Earlier that morning, the Job Openings and Labor Turnover Survey (JOLTs) showed 10.1 million job openings in April, exceeding market expectations and supporting the possibility of an additional hike in June. Meanwhile, the Chicago Fed's May PMI fell to 40.4 from 48.6 the previous month.


The Beige Book released that afternoon noted signs of cooling as U.S. employment and inflation slightly eased over recent weeks. The Beige Book stated, "Employment increased at a slower pace than in the previous report in most districts," and "Prices also rose more slowly in many districts." This assessment covers economic conditions from late April through May 22 across the 12 Federal Reserve districts and serves as foundational material for the June FOMC regular meeting.


The Beige Book assessed that overall economic activity in the U.S. remained largely unchanged in recent weeks. Four districts reported slight increases in economic activity, six districts reported no change, and two districts reported slight declines. Some districts noted an increase in consumer loan delinquencies. On the same day, the Federal Deposit Insurance Corporation (FDIC) announced that deposits fell by $427.1 billion in Q1 of this year amid the Silicon Valley Bank (SVB) crisis, marking the largest outflow since 1984.

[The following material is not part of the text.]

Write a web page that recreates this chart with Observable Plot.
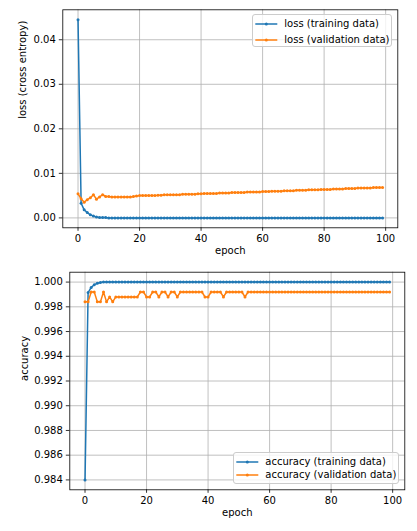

In the New York bond market on this day, Treasury yields declined. The 10-year U.S. Treasury yield stood around 3.64%, and the 2-year Treasury yield, sensitive to monetary policy, was around 4.40%. The Dollar Index, which measures the dollar's value against six major currencies, hovered near 104.2, remaining steady.


International crude oil prices fell for the second consecutive day ahead of the OPEC+ oil-producing countries' meeting, weighed down by weak Chinese manufacturing data. At the New York Mercantile Exchange, July delivery West Texas Intermediate (WTI) crude closed at $68.09 per barrel, down $1.37 (1.97%) from the previous session.